Arius a l’honneur encore aujourd’hui de passer pour avoir inventé son opinion, comme Calvin passe pour être fondateur du calvinisme. La vanité d’être chef de secte est la seconde de toutes les vanités de ce monde : car celle des conquérants est, dit-on, la première. Cependant ni Calvin ni Arius n’ont certainement pas la triste gloire de l’invention.

On se querellait depuis longtemps sur la Trinité, lorsque Arius se mêla de la querelle dans la disputeuse ville d’Alexandrie, où Euclide n’avait pu parvenir à rendre les esprits tranquilles et justes. Il n’y eut jamais de peuple plus frivole que les Alexandrins : les Parisiens mêmes n’en approchent pas.

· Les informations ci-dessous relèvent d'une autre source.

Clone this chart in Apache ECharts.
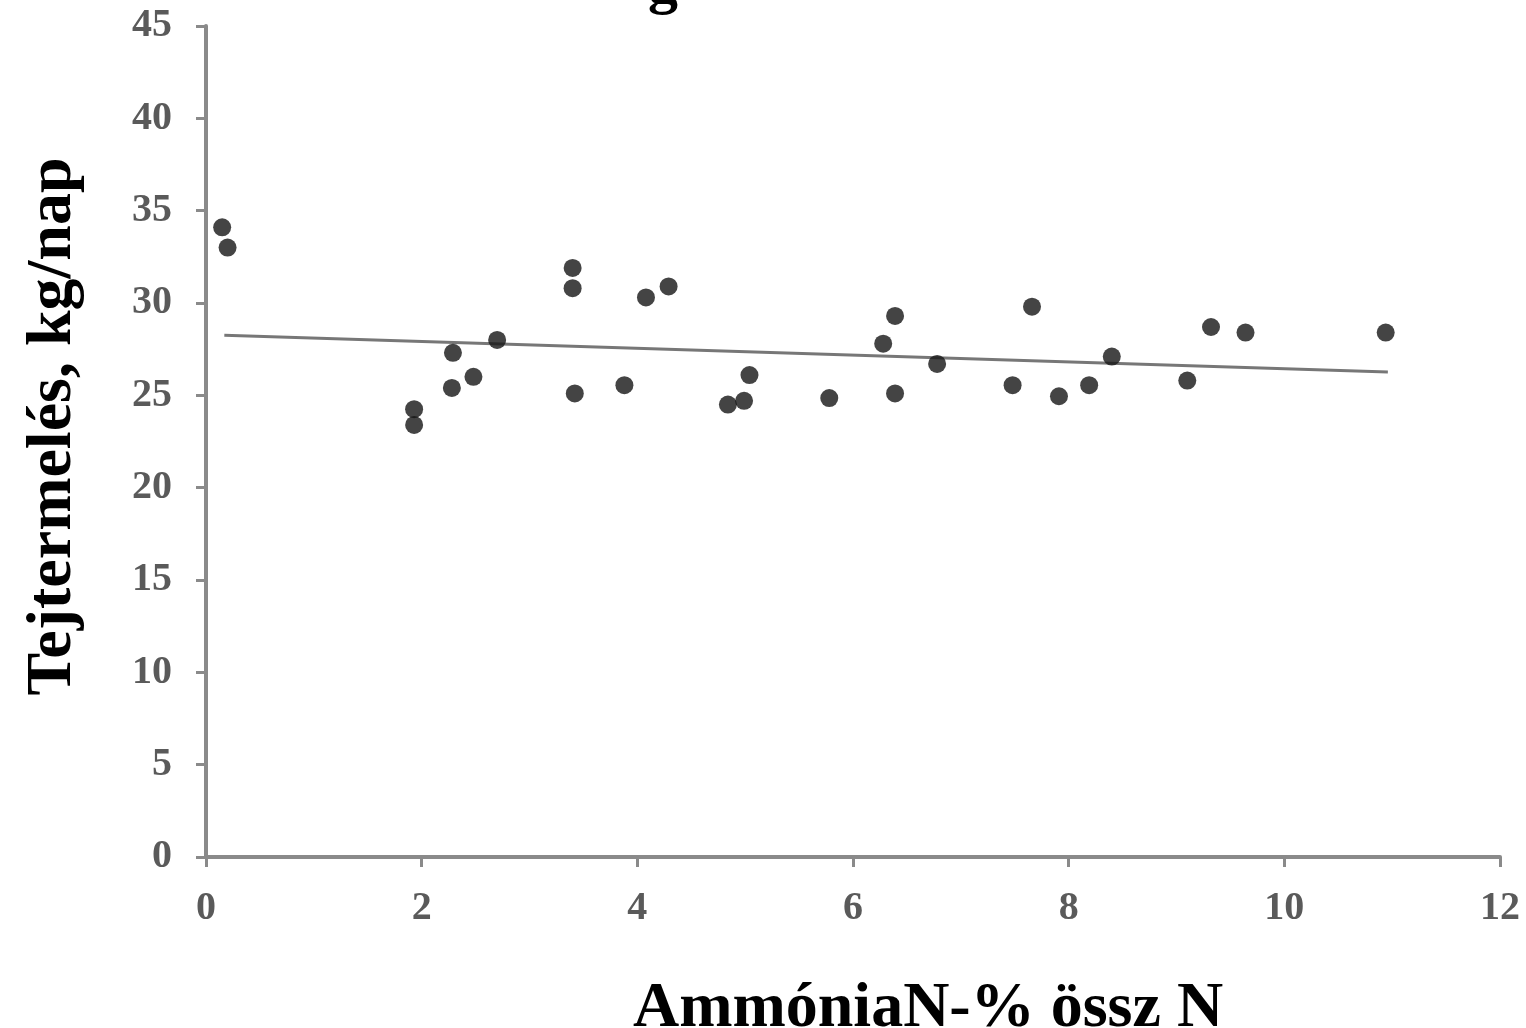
<!DOCTYPE html>
<html>
<head>
<meta charset="utf-8">
<script src="https://cdn.jsdelivr.net/npm/echarts@6/dist/echarts.min.js"></script>
<style>html,body{margin:0;padding:0;background:#fff;}#c{width:1526px;height:1028px;}</style>
</head>
<body>
<div id="c"></div>
<script>
const ammoniaN = [0.15,0.2,1.93,1.93,2.29,2.28,2.48,2.70,3.40,3.40,3.42,3.88,4.08,4.29,4.84,4.99,5.04,5.78,6.28,6.39,6.39,6.78,7.48,7.66,7.91,8.19,8.40,9.10,9.32,9.64,10.94];
const milkYield = [34.1,33.0,24.25,23.4,27.3,25.4,26.0,28.0,31.9,30.8,25.1,25.55,30.3,30.9,24.5,24.7,26.1,24.85,27.8,29.3,25.1,26.7,25.55,29.8,24.95,25.55,27.1,25.8,28.7,28.4,28.4];
const trendX = [0.17, 10.96];
const trendY = [28.26, 26.26];
const xTicks = [0,2,4,6,8,10,12];
const yTicks = [0,5,10,15,20,25,30,35,40,45];

const chart = echarts.init(document.getElementById('c'));
const serif = '"Liberation Serif", "DejaVu Serif", serif';
chart.setOption({
  animation: false,
  backgroundColor: '#fff',
  title: {
    text: 'g',
    left: 643,
    top: -49,
    textStyle: {fontFamily: serif, fontWeight: 'bold', fontSize: 60, color: '#000'}
  },
  grid: {left: 206, right: 26, top: 26, bottom: 171, containLabel: false, outerBoundsMode: 'none'},
  xAxis: {
    type: 'value', min: xTicks[0], max: xTicks[xTicks.length-1], interval: 2,
    name: 'AmmóniaN-% össz N', nameLocation: 'middle', nameGap: 120,
    nameTextStyle: {fontFamily: serif, fontWeight: 'bold', fontSize: 64, color: '#000', padding: [0,0,0,150]},
    axisLine: {lineStyle: {color: '#8a8a8a', width: 4}},
    axisTick: {show: true, length: 10, lineStyle: {color: '#8a8a8a', width: 3}},
    axisLabel: {margin: 32, fontFamily: serif, fontWeight: 'bold', fontSize: 40, color: '#5a5a5a'},
    splitLine: {show: false}
  },
  yAxis: {
    type: 'value', min: yTicks[0], max: yTicks[yTicks.length-1], interval: 5,
    name: 'Tejtermelés, kg/nap', nameLocation: 'middle', nameGap: 121,
    nameTextStyle: {fontFamily: serif, fontWeight: 'bold', fontSize: 64, color: '#000', padding: [0,0,0,30]},
    axisLine: {show: true, lineStyle: {color: '#8a8a8a', width: 4}},
    axisTick: {show: true, length: 10, lineStyle: {color: '#8a8a8a', width: 3}},
    axisLabel: {margin: 34, fontFamily: serif, fontWeight: 'bold', fontSize: 40, color: '#5a5a5a'},
    splitLine: {show: false}
  },
  series: [
    {
      type: 'line',
      data: trendX.map((x,i)=>[x, trendY[i]]),
      symbol: 'none',
      lineStyle: {color: '#777', width: 3},
      z: 1
    },
    {
      type: 'scatter',
      data: ammoniaN.map((x,i)=>[x, milkYield[i]]),
      symbol: 'circle',
      symbolSize: 18,
      itemStyle: {color: '#151515'},
      z: 2
    }
  ]
});
</script>
</body>
</html>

Il fallait bien qu’on disputât déjà vivement sur la Trinité, puisque le patriarche auteur de la Chronique d’Alexandrie, conservée à Oxford, assure qu’il y avait deux mille prêtres qui soutenaient le parti qu’Arius embrassa.

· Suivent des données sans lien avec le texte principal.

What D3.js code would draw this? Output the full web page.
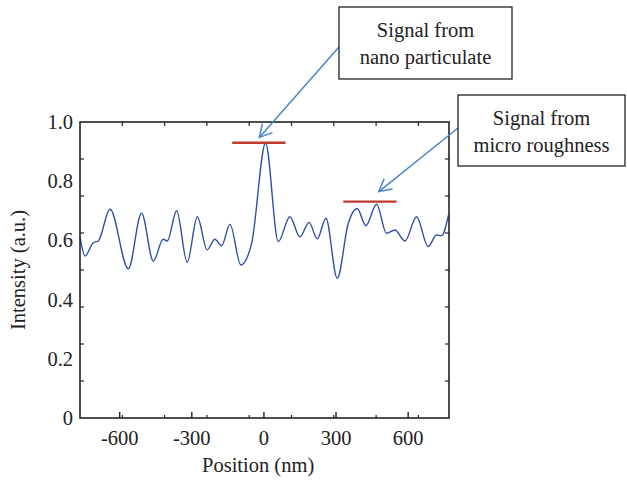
<!DOCTYPE html>
<meta charset="utf-8">
<style>
  body { margin: 0; background: #fff; }
  svg text { font-family: "Liberation Serif", "DejaVu Serif", serif; fill: #222; }
</style>
<svg width="627" height="481"></svg>
<script src="https://cdn.jsdelivr.net/npm/d3@7"></script>
<script>

    // profile: position (nm) and intensity (a.u.)
    var positions = [-763, -742, -708, -687, -638, -562, -507, -458, -417, -400,
                     -361, -317, -275, -234, -202, -174, -139, -94, -49, 9,
                     62, 110, 152, 190, 224, 260, 307, 353, 390, 426,
                     471, 512, 547, 589, 637, 685, 720, 741, 770];
    var intensity = [0.612, 0.547, 0.592, 0.598, 0.705, 0.504, 0.692, 0.530, 0.604, 0.598,
                     0.700, 0.526, 0.680, 0.568, 0.604, 0.582, 0.654, 0.517, 0.590, 0.928,
                     0.596, 0.680, 0.612, 0.661, 0.605, 0.675, 0.472, 0.658, 0.708, 0.650,
                     0.722, 0.624, 0.635, 0.598, 0.680, 0.579, 0.618, 0.616, 0.686];

    var xTicks = [-600, -300, 0, 300, 600];
    var yTicks = [0, 0.2, 0.4, 0.6, 0.8, 1.0];
    var yTickLabels = ["0", "0.2", "0.4", "0.6", "0.8", "1.0"];

    // red level markers: [from, to, level]
    var levels = [[-130, 92, 0.93], [332, 554, 0.731]];

    // annotations: text lines and the point the arrow hits
    var notes = [
        {lines: ["Signal from", "nano particulate"], tip: [-17, 0.948]},
        {lines: ["Signal from", "micro roughness"], tip: [480, 0.765]}
    ];

    var svg = d3.select("svg"),
        margin = {top: 122, left: 80, bottom: 63, right: 178},
        width = +svg.attr("width") - margin.left - margin.right,
        height = +svg.attr("height") - margin.top - margin.bottom,
        fs = 20.5;

    var x = d3.scaleLinear().domain([-763, 772]).range([0, width]);
    var y = d3.scaleLinear().domain([0, 1]).range([height, 0]);
    // the frame carries its own evenly spaced minor ticks
    var xm = d3.scaleLinear().domain([0, width / 42.3]).range([0, width]);
    var ym = d3.scaleLinear().domain([0, 8]).range([height, 0]);

    var g = svg.append("g")
        .attr("transform", "translate(" + margin.left + "," + margin.top + ")");

    var data = positions.map((p, i) => [p, intensity[i]]);

    var line = d3.line()
        .x(d => x(d[0]))
        .y(d => y(d[1]))
        .curve(d3.curveMonotoneX);

    g.append("path")
        .datum(data)
        .attr("fill", "none")
        .attr("stroke", "#2f4fa6")
        .attr("stroke-width", 1.4)
        .attr("d", line);

    // minor ticks on all four sides
    var minorX = d3.range(1, 9);
    var minorY = d3.range(1, 8);
    var tk = g.append("g").attr("stroke", "#222").attr("stroke-width", 1.2);
    minorX.forEach(function(t) {
        tk.append("line").attr("x1", xm(t)).attr("x2", xm(t)).attr("y1", 0).attr("y2", 4);
        tk.append("line").attr("x1", xm(t)).attr("x2", xm(t)).attr("y1", height).attr("y2", height - 3);
    });
    minorY.forEach(function(t) {
        tk.append("line").attr("y1", ym(t)).attr("y2", ym(t)).attr("x1", 0).attr("x2", 4);
        tk.append("line").attr("y1", ym(t)).attr("y2", ym(t)).attr("x1", width).attr("x2", width - 4);
    });

    // labelled x axis
    var xAxis = g.append("g")
        .attr("transform", "translate(0," + height + ")")
        .call(d3.axisBottom(x).tickValues(xTicks).tickSize(-6).tickPadding(12).tickFormat(d3.format("d")));
    xAxis.select(".domain").remove();
    xAxis.selectAll(".tick line").attr("stroke", "#222").attr("stroke-width", 1.4);
    xAxis.selectAll("text").attr("font-size", fs).attr("font-family", null).attr("fill", "#222")
        .text(d => d < 0 ? "-" + Math.abs(d) : d);

    var yAxis = g.append("g")
        .call(d3.axisLeft(y).tickValues(yTicks).tickSize(0).tickPadding(7)
            .tickFormat((d, i) => yTickLabels[i]));
    yAxis.select(".domain").remove();
    yAxis.selectAll("text").attr("font-size", fs).attr("font-family", null).attr("fill", "#222");

    // frame
    g.append("rect")
        .attr("width", width).attr("height", height)
        .attr("fill", "none").attr("stroke", "#222").attr("stroke-width", 1.6);

    // red level markers
    g.selectAll(".level")
        .data(levels)
        .enter().append("line")
        .attr("class", "level")
        .attr("x1", d => x(d[0])).attr("x2", d => x(d[1]))
        .attr("y1", d => y(d[2])).attr("y2", d => y(d[2]))
        .attr("stroke", "#c0392f")
        .attr("stroke-width", 2.4);

    // axis titles
    svg.append("text")
        .attr("x", margin.left + x(-22)).attr("y", 472)
        .attr("text-anchor", "middle").attr("font-size", fs)
        .text("Position (nm)");
    svg.append("text")
        .attr("transform", "translate(25," + (margin.top + y(0.5)) + ") rotate(-90)")
        .attr("text-anchor", "middle").attr("font-size", fs)
        .text("Intensity (a.u.)");

    // annotation boxes with arrows
    var boxes = [
        {x: 339, y: 7, w: 173, h: 72, from: [339, 47]},
        {x: 458, y: 95, w: 167, h: 71, from: [458, 128]}
    ];
    notes.forEach(function(n, i) {
        var b = boxes[i];
        var tipX = margin.left + x(n.tip[0]), tipY = margin.top + y(n.tip[1]);
        svg.append("line")
            .attr("x1", b.from[0]).attr("y1", b.from[1])
            .attr("x2", tipX).attr("y2", tipY)
            .attr("stroke", "#4a86c8").attr("stroke-width", 1.5);
        var a = Math.atan2(b.from[1] - tipY, b.from[0] - tipX), len = 14, sp = 0.5;
        svg.append("path")
            .attr("d", "M" + (tipX + len * Math.cos(a - sp)) + "," + (tipY + len * Math.sin(a - sp)) +
                       "L" + tipX + "," + tipY +
                       "L" + (tipX + len * Math.cos(a + sp)) + "," + (tipY + len * Math.sin(a + sp)))
            .attr("fill", "none").attr("stroke", "#4a86c8").attr("stroke-width", 1.5);
        svg.append("rect")
            .attr("x", b.x).attr("y", b.y).attr("width", b.w).attr("height", b.h)
            .attr("fill", "#fff").attr("stroke", "#222").attr("stroke-width", 1.3);
        n.lines.forEach(function(t, j) {
            svg.append("text")
                .attr("x", b.x + b.w / 2).attr("y", b.y + 30 + j * 26.5)
                .attr("text-anchor", "middle").attr("font-size", fs)
                .text(t);
        });
    });
</script>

Mettons ici, pour la commodité du lecteur, ce qu’on dit d’Arius dans un petit livre qu’on peut n’avoir pas sous la main[1].

« Voici une question incompréhensible qui a exercé depuis plus de seize cents ans la curiosité, la subtilité sophistique, l’aigreur, l’esprit de cabale, la fureur de dominer, la rage de persécuter, le fanatisme aveugle et sanguinaire, la crédulité barbare, et qui a produit plus d’horreurs que l’ambition des princes, qui pourtant en a produit beaucoup. Jésus est-il verbe ? S’il est verbe, est-il émané de Dieu dans le temps ou avant le temps ? s’il est émané de Dieu, est-il coéternel et consubstantiel avec lui, ou est-il d’une substance semblable ? est-il distinct de lui, ou ne l’est-il pas ? est-il fait, ou engendré ? Peut-il engendrer à son tour ? a-t-il la paternité, ou la vertu productive sans paternité ? Le Saint-Esprit est-il fait ou engendré, ou produit, ou procédant du Père, ou procédant du Fils, ou procédant de tous les deux ? Peut-il engendrer, peut-il produire ? son hypostase est-elle consubstantielle avec l’hypostase du Père et du Fils ? et comment, ayant précisément la même nature, la même essence que le Père et le Fils, peut-il ne pas faire les mêmes choses que ces deux personnes qui sont lui-même ?

« Ces questions, si au-dessus de la raison, avaient certainement besoin d’être décidées par une Église infaillible.

  1. Dans l’édition de 1767 du Dictionnaire philosophique. Voltaire avait mis un article Arius, qui se composait des neuf alinéas qui suivent. (B.)